Sonoma County Sheriff Steve Freitas recently signaled a significant policy shift that limits compliance with requests from the Immigrations and Customs Enforcement agency asking his office to hold suspected unlawfully present undocumented noncitizens in county custody until federal authorities can interrogate or take custody of them.
Although he initially argued that resisting ICE requests would violate federal law, his recent policy shift is legally sound, aligns with the state TRUST Act and could, in fact, go further in asserting independence from ICE — if the lessons of other California jurisdictions are any guide.
Currently, two states, California and Connecticut, as well as at least 14 jurisdictions nationwide — including the cities of San Francisco and Berkeley and Santa Clara, San Bernardino and Alameda counties — maintain non-cooperation policies that limit compliance with federal hold requests. The reasons are varied, including the high costs of detention, the desire to focus on more pressing public safety priorities and the risk to law enforcement's relationship with immigrant communities.
For guidance as he decides whether to make his interim policy permanent, Freitas and Sonoma County may wish to consult the Santa Clara County civil detainer policy, initiated in 2011, and recently reaffirmed. As per the policy, Santa Clara County responds to ICE holds only on the condition that the federal government agrees, in writing, to fully reimburse the county for its costs in fulfilling the detainer. Because the federal government does not fully reimburse local law enforcement for all costs associated with the detainers, and will not enter into any written agreements promising to do so, the policy effectively means that Santa Clara County does not respond to any ICE hold requests.
Cook County, Ill. (which includes Chicago), Miami-Dade County, Fla. and Washington, D.C. maintain similarly broad detainer-resistance policies.

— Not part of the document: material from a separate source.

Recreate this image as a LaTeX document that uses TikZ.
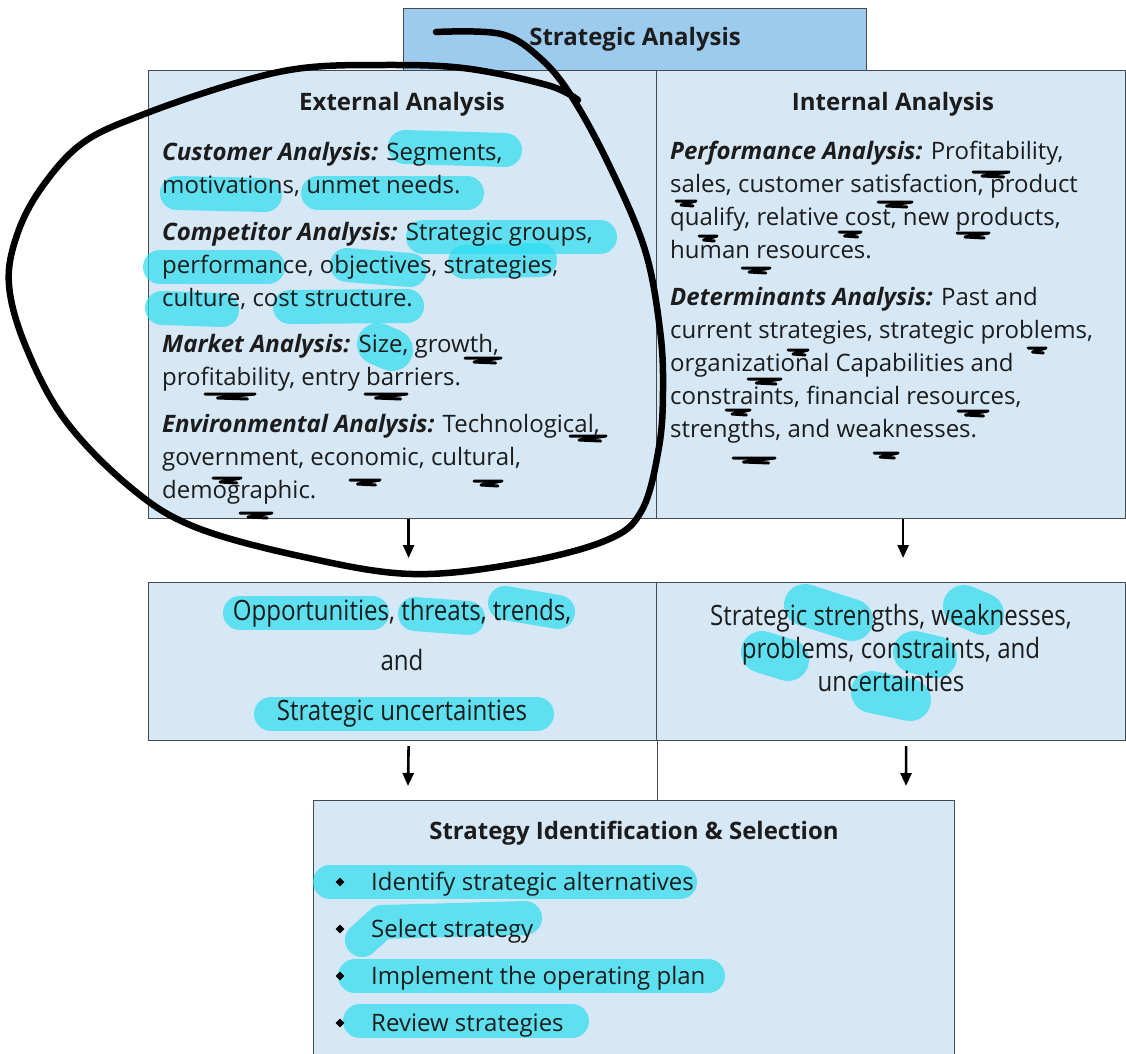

Like those jurisdictions, Sonoma County can flatly refuse to comply with ICE detainer requests without fear of violating federal law. Under well-established U.S. Supreme Court jurisprudence, the federal government may not command or direct local law enforcement officials to carry out federal law. This interpretation of the Tenth Amendment, known as the "anti-commandeering" principle, means that a federal immigration detainer, at most, amounts to a "request" from the federal government. While the federal government can incentivize and encourage state and local compliance with ICE holds, they cannot force county officials to utilize county resources and personnel to hold noncitizens.
Indeed, the legal risks for Sonoma County likely arise, not from resisting ICE hold requests, but rather from choosing to comply with them. The type of detention required by these immigration hold requests — which often require keeping an individual beyond the time the county could or would otherwise keep a person in custody — raises serious constitutional concerns. Also, ICE need not meet any particular evidentiary standard before issuing the request and, in the past, has issued holds that have resulted in the detention of U.S. citizens.
The timing, standards and risk of error in compliance implicate the Fourth Amendment's prohibition on unreasonable searches and seizures and related due process concerns. Further, because of the danger of racial profiling inherent in local enforcement of immigration law with minimal evidence, compliance by states and counties threatens to run afoul of the Constitution's guarantee of equal protection for all persons.
While the sheriff and Sonoma County have taken the required step of bringing the county into line with state policy, they have the latitude to assert greater autonomy and need not be co-opted into, and subsidize, federal enforcement responsibility.
Pratheepan Gulasekaram teaches constitutional law and immigration law as an associate professor at Santa Clara University.